Just then rice was in the ascendant. Japan by means of pressure had induced the Korean Government to consent to suspend the decree forbidding its export, and on a certain date the sluices were to be opened. Stacks of rice bags covered the beach, rice in bulk being measured into bags was piled on mats in the roadways, ponies and coolies rice-laden filed in strings down the streets, while in the roadstead a number of Japanese steamers and junks awaited the taking off the embargo at midnight on 6th March. A regular rice babel prevailed in the town and on the beach, and much disaffection prevailed among the Koreans at the rise in the price of their staple article of diet. Japanese agents scoured the whole country for rice, and every cattie of it which could be spared from consumption was bought in preparation for the war of which no one in Korea dreamed at that time. The rice bustle gave Chemulpo an appearance of a thriving trade which it is not wont to have except in the Chinese settlement. Its foreign population in 1897 was 4,357.

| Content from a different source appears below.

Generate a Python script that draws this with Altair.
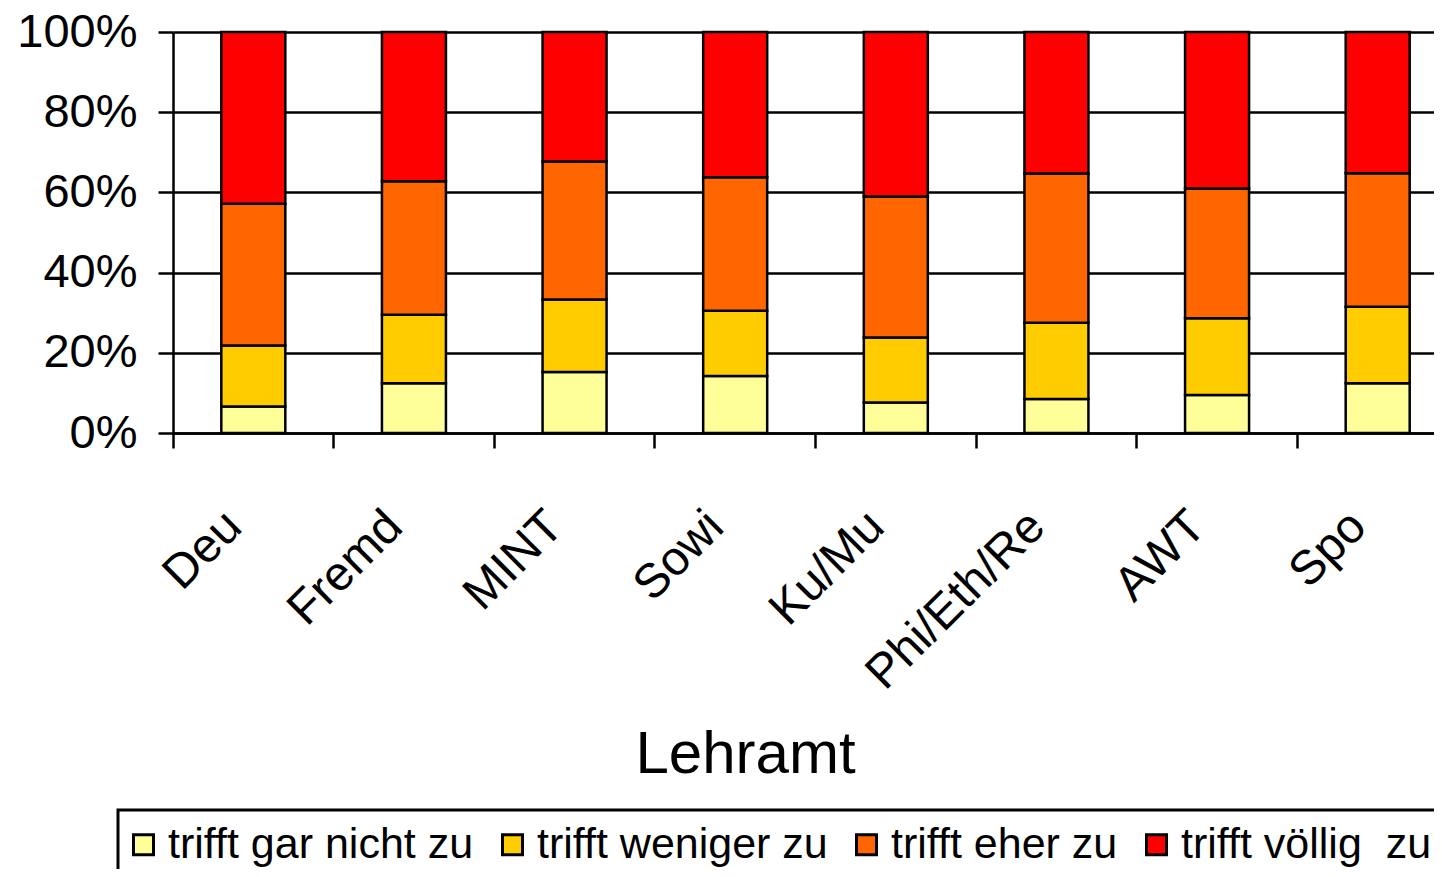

The reader may wonder where the Koreans are at Chemulpo, and in truth I had almost forgotten them, for they are of little account. The increasing native town lies outside the Japanese settlement on the Seoul road, clustering round the base of the hill on which the English church stands, and scrambling up it, mud hovels planting themselves on every ledge, attained by filthy alleys, swarming with quiet dirty children, who look on the high-road to emulate the do-lessness of their fathers. Korean, too, is the official yamen at the top of the hill, and Korean its methods of punishment, its brutal flagellations by yamen runners, its beating of criminals to death, their howls of anguish penetrating the rooms of the adjacent English mission, and Korean too are the bribery and corruption which make it and nearly every yamen sinks of iniquity. The gate with its double curved roofs and drum chamber over the gateway remind the stranger that though the capital and energy of Chemulpo are foreign, the government is native. Not Korean is the abode of mercy on the other side of the road from the yamen, the hospital connected with Bishop Corfe’s mission, where in a small Korean building the sick are received, tended, and generally cured by Dr. Landis, who himself lives as a Korean in rooms 8 feet by 6, studying, writing, eating, without chair or table, and accessible at all times to all comers. The 6,700 inhabitants of the Korean town, or rather the male half of them, are always on the move. The narrow roads are always full of them, sauntering along in their dress hats, not apparently doing anything. It is old Fusan over again, except that there are permanent shops, with stocks-in-trade worth from one to twenty dollars; and as an hour is easily spent over a transaction involving a few cash, there is an appearance of business kept up. In the settlement the Koreans work as porters and carry preposterous weights on their wooden packsaddles.